_WHAT YOU ARE ASKED TO DO_. Go through the material below and copy each line where the word "this" appears.

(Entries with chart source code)
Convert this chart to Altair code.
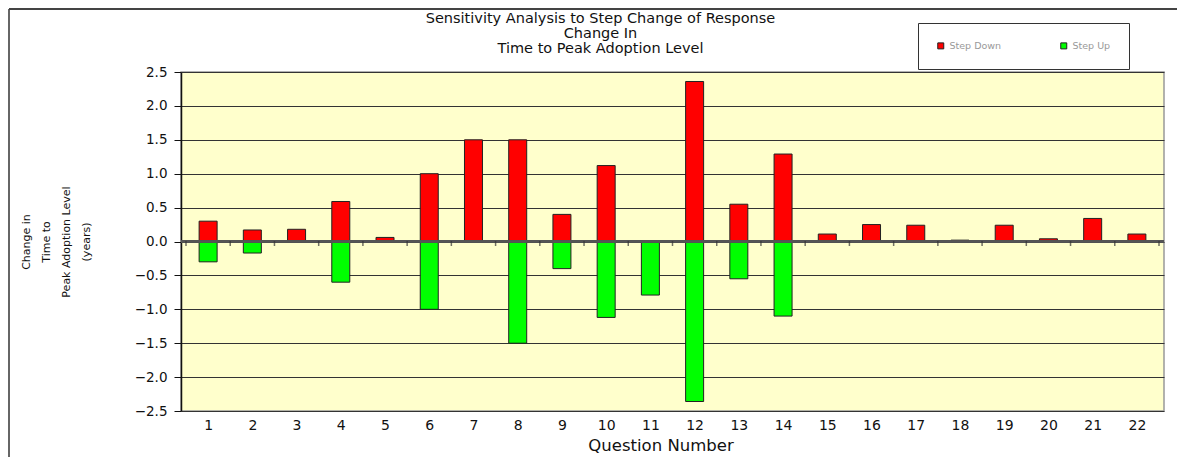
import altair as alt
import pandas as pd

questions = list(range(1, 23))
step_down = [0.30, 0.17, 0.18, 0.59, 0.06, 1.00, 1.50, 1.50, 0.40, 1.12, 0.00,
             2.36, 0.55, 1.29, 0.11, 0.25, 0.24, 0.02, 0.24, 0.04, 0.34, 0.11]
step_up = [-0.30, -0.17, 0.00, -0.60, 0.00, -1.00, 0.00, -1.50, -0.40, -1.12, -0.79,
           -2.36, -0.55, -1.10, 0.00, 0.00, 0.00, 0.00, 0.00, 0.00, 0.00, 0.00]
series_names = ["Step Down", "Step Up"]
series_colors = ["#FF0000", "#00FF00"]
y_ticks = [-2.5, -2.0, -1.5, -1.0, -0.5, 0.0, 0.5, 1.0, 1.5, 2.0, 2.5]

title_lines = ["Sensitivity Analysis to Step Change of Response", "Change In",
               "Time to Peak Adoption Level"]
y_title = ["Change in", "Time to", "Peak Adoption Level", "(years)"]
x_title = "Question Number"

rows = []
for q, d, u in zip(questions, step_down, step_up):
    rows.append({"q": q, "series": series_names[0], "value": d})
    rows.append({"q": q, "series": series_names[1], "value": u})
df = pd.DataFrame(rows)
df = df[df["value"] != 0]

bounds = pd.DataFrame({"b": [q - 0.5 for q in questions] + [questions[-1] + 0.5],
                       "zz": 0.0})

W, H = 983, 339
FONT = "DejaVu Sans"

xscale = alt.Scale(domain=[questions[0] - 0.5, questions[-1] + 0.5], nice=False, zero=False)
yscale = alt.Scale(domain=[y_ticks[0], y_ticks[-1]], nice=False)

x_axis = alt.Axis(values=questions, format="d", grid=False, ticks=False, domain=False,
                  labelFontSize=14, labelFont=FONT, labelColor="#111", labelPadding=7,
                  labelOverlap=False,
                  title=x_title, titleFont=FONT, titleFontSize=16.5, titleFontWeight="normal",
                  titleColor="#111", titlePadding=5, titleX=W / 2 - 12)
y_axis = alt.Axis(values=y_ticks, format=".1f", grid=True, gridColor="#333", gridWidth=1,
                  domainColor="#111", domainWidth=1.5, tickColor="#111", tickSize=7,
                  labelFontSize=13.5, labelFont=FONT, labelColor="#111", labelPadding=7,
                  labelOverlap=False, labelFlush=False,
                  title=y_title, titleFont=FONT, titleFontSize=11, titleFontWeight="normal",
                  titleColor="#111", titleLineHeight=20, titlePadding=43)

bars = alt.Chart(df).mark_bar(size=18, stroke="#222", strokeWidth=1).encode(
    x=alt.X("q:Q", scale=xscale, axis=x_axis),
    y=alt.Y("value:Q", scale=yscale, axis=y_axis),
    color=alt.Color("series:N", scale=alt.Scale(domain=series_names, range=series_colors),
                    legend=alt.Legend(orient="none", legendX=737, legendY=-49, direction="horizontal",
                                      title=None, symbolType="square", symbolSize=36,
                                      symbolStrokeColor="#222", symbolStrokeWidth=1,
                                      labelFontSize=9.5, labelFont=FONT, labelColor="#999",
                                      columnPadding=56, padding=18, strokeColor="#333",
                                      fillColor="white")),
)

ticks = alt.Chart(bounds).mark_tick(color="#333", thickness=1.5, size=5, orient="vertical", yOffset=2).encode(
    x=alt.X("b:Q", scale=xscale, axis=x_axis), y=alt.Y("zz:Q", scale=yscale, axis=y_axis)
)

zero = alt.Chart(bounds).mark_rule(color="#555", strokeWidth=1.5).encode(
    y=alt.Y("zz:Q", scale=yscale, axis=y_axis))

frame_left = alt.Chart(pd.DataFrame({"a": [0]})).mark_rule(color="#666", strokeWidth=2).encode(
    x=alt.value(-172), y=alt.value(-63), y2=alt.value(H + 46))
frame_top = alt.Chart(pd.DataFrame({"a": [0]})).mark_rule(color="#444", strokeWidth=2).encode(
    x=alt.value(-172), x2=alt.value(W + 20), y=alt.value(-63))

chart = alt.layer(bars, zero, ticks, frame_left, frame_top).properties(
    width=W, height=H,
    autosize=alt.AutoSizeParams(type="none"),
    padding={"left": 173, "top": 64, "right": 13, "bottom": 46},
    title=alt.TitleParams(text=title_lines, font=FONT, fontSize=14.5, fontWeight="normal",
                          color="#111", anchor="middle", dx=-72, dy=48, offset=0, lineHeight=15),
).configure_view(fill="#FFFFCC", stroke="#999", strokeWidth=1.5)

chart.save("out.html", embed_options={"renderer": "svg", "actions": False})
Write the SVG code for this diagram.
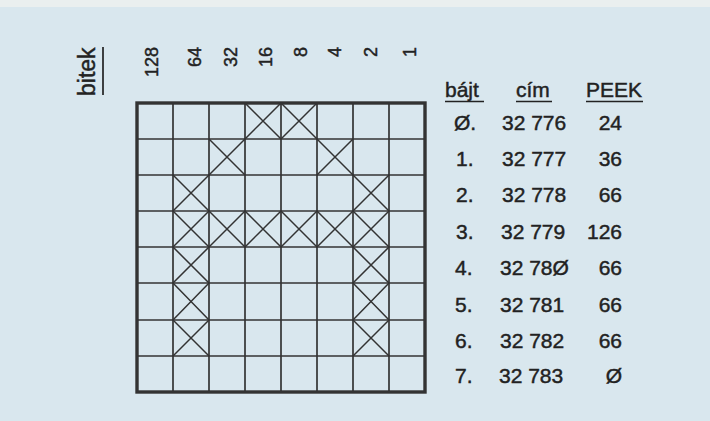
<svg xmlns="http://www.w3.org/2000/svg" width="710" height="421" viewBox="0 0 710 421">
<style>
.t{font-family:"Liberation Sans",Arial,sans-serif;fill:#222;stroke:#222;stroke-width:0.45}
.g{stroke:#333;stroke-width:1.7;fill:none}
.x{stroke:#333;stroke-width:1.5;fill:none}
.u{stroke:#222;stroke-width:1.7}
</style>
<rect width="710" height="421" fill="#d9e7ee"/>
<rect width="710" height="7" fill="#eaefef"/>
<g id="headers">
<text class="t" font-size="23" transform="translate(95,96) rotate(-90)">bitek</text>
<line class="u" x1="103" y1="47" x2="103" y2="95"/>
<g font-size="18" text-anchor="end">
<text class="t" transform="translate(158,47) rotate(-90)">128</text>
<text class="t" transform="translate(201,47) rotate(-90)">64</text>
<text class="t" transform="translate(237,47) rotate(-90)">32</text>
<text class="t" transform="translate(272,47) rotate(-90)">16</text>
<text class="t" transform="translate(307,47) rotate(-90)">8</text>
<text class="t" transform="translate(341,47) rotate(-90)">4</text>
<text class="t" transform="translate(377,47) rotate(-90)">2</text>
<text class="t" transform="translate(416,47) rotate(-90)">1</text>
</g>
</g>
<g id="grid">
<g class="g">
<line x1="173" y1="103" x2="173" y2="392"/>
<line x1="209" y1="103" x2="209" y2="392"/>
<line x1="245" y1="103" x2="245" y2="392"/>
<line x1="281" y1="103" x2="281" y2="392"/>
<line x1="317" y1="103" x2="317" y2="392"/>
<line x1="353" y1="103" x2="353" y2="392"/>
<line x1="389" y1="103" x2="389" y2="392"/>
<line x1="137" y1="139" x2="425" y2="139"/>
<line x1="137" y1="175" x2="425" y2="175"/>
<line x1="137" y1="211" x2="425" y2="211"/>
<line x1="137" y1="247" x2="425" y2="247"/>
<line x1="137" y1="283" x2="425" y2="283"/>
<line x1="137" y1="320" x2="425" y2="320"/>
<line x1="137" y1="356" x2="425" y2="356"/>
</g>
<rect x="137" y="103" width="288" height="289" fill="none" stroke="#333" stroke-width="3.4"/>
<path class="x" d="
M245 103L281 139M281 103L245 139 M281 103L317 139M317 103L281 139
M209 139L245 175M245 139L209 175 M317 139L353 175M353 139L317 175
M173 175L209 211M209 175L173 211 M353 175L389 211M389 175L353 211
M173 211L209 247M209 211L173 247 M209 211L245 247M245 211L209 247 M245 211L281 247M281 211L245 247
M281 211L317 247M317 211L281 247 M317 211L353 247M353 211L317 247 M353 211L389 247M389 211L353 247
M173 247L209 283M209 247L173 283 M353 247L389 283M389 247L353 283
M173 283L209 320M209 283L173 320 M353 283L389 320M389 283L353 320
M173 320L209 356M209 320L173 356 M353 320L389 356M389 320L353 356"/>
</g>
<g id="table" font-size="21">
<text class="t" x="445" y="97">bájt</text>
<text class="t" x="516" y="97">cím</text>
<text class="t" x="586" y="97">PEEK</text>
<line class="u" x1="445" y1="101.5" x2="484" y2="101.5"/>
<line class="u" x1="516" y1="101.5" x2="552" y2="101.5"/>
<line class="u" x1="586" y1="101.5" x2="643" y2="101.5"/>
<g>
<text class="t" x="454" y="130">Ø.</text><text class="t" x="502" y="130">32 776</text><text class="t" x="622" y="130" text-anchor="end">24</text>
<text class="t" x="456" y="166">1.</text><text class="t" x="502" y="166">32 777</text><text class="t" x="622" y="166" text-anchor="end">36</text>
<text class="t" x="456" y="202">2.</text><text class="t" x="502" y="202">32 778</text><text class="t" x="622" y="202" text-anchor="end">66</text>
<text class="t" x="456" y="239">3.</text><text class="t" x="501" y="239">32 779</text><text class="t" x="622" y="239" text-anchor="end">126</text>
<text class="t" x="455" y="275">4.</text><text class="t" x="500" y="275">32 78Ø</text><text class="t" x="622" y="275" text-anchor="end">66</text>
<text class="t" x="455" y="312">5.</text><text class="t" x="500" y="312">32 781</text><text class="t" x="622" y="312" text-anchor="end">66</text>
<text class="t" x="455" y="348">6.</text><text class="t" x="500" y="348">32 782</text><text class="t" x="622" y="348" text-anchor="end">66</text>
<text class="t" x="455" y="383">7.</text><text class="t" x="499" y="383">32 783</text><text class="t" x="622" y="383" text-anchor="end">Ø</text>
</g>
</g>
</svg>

_WRITTEN SOLUTION_.
Convert this chart to Altair code.
Write the SVG code for this diagram.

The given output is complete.